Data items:
######

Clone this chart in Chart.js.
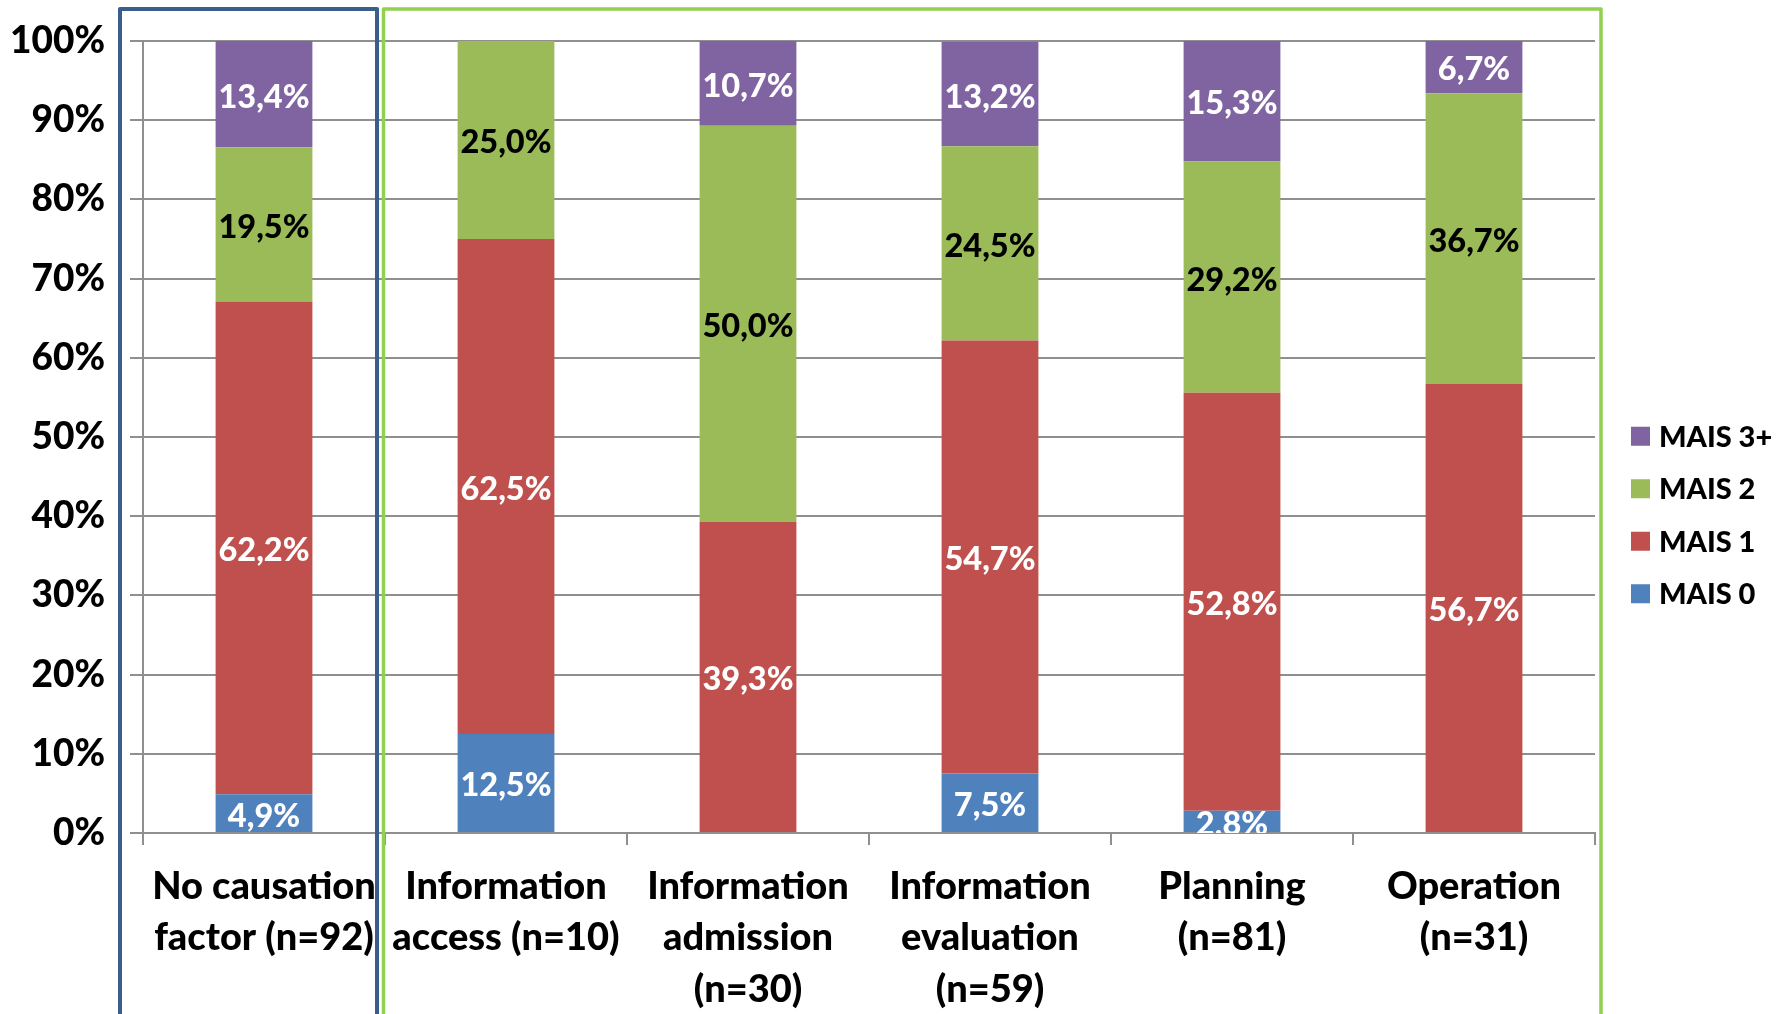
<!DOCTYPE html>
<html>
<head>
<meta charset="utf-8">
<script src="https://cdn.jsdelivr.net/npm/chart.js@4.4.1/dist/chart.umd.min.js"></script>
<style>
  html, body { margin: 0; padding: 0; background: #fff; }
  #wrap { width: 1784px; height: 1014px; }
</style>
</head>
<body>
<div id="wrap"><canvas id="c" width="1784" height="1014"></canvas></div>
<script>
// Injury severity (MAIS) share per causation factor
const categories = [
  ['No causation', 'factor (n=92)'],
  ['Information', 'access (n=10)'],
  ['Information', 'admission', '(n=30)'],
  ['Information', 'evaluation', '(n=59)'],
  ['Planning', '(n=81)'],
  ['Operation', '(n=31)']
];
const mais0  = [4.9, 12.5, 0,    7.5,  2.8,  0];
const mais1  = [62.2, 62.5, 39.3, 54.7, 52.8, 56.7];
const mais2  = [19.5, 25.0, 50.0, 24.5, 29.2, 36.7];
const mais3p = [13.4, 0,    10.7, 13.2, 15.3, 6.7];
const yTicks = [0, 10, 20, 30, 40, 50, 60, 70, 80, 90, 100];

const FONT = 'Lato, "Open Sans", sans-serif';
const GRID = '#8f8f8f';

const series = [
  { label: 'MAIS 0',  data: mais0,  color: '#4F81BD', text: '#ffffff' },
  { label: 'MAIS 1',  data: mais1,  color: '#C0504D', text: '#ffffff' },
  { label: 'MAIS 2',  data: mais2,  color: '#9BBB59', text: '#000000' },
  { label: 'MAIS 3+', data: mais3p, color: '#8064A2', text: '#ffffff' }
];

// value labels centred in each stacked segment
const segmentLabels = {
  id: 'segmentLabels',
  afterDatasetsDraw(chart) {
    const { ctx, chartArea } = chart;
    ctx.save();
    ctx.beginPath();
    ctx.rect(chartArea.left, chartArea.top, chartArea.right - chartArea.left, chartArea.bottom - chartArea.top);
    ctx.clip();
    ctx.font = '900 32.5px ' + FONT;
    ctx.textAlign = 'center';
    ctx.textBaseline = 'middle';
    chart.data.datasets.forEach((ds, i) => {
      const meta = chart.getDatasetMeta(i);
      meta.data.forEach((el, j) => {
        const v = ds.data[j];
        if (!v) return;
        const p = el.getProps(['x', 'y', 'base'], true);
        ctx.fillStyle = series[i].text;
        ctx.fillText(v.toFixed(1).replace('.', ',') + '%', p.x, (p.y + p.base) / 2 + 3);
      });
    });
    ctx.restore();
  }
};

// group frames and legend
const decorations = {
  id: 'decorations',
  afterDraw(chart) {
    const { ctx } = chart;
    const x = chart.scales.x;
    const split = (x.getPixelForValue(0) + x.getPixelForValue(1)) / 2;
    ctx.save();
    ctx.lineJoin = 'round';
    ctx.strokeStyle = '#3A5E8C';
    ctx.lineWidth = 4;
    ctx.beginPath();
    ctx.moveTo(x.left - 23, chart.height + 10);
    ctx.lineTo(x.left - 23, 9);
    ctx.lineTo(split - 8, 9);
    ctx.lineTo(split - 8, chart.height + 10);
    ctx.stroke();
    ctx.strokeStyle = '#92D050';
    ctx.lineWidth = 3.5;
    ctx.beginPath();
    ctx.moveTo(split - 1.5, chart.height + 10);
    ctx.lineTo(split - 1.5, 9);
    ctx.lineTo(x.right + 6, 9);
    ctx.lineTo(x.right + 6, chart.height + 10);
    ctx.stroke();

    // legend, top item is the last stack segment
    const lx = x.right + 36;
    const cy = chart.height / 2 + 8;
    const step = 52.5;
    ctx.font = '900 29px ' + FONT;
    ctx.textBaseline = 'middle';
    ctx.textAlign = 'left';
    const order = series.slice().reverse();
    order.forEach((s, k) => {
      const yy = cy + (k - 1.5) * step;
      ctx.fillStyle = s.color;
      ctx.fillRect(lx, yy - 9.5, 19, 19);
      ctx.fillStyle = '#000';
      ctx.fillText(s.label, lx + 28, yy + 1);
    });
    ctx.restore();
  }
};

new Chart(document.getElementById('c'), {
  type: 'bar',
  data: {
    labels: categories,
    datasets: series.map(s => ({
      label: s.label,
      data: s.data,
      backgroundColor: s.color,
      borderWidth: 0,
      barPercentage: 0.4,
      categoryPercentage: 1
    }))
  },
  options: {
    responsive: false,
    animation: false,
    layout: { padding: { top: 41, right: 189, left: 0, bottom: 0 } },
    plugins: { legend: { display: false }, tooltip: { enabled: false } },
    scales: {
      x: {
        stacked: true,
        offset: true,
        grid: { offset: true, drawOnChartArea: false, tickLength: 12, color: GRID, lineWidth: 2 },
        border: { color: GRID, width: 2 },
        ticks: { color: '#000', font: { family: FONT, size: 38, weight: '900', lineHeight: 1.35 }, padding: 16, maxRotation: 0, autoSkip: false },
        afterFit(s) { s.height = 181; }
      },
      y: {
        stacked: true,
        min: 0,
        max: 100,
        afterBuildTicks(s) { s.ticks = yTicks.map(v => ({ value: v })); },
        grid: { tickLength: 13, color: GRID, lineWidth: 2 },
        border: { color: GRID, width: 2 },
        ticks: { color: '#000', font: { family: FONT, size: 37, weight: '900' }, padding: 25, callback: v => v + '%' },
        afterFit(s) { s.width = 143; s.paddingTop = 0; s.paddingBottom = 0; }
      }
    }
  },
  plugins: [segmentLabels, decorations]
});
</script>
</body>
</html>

######

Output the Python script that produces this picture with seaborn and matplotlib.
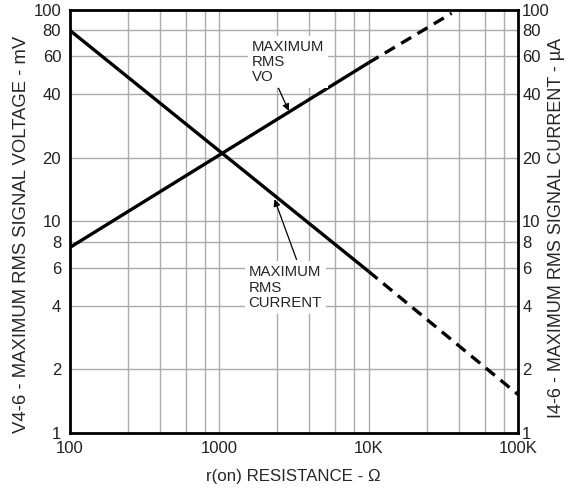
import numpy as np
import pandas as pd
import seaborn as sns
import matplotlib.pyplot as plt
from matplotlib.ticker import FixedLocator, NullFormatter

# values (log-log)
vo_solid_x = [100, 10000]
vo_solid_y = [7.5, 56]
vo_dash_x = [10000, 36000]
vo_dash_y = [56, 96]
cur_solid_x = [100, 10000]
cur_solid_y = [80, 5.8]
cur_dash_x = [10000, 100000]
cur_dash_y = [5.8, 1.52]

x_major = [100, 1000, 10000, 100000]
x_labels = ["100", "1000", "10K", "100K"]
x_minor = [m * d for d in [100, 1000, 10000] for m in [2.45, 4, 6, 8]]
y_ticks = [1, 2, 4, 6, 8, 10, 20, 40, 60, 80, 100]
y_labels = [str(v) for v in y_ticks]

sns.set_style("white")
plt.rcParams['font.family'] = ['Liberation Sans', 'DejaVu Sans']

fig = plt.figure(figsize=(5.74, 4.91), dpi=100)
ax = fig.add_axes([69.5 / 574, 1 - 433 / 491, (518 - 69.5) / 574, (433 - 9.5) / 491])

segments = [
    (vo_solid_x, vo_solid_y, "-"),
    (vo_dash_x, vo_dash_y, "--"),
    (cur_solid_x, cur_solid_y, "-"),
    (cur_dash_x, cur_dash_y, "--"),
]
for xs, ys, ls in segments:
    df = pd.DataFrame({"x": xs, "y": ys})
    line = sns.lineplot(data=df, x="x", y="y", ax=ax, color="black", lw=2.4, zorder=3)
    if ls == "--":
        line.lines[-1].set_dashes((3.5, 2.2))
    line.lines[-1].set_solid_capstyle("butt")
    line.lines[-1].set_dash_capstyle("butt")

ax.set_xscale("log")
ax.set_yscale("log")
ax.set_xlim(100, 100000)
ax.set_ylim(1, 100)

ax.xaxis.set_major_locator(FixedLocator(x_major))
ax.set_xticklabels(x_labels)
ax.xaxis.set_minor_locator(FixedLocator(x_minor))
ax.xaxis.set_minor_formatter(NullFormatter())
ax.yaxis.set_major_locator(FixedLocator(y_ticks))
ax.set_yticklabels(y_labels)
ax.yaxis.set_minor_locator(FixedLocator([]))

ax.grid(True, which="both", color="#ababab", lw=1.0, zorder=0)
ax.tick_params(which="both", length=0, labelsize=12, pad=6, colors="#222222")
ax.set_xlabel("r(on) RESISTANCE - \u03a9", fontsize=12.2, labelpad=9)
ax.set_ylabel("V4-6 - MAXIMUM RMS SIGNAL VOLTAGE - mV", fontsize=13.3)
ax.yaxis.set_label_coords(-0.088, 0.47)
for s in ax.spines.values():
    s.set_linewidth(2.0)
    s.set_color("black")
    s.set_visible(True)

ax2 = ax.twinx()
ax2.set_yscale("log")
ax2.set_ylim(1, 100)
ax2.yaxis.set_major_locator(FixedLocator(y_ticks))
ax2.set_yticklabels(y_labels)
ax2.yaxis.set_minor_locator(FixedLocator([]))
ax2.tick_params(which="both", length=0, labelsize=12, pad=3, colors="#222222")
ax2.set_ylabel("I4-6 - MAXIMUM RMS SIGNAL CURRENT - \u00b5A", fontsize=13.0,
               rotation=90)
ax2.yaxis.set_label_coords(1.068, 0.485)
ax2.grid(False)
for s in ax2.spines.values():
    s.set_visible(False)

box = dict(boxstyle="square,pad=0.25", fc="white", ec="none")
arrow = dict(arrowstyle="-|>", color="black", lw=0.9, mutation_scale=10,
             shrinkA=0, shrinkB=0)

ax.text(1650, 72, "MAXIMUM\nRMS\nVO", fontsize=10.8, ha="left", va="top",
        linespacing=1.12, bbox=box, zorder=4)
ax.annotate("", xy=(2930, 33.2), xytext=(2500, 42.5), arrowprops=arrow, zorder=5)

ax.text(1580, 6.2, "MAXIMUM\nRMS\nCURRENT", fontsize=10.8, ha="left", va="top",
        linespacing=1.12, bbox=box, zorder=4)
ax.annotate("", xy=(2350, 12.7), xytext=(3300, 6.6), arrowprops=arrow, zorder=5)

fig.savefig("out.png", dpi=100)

######

-- Exercise objective --
Word for word, restate the lines beginning with the one that has "Output the Python" and ending with the one that has "y_labels = [str(v) for v in y_ticks]". Keep both ends and skip any pictures.

-- Solution for this task --
Output the Python script that produces this picture with seaborn and matplotlib.
import numpy as np
import pandas as pd
import seaborn as sns
import matplotlib.pyplot as plt
from matplotlib.ticker import FixedLocator, NullFormatter

# values (log-log)
vo_solid_x = [100, 10000]
vo_solid_y = [7.5, 56]
vo_dash_x = [10000, 36000]
vo_dash_y = [56, 96]
cur_solid_x = [100, 10000]
cur_solid_y = [80, 5.8]
cur_dash_x = [10000, 100000]
cur_dash_y = [5.8, 1.52]

x_major = [100, 1000, 10000, 100000]
x_labels = ["100", "1000", "10K", "100K"]
x_minor = [m * d for d in [100, 1000, 10000] for m in [2.45, 4, 6, 8]]
y_ticks = [1, 2, 4, 6, 8, 10, 20, 40, 60, 80, 100]
y_labels = [str(v) for v in y_ticks]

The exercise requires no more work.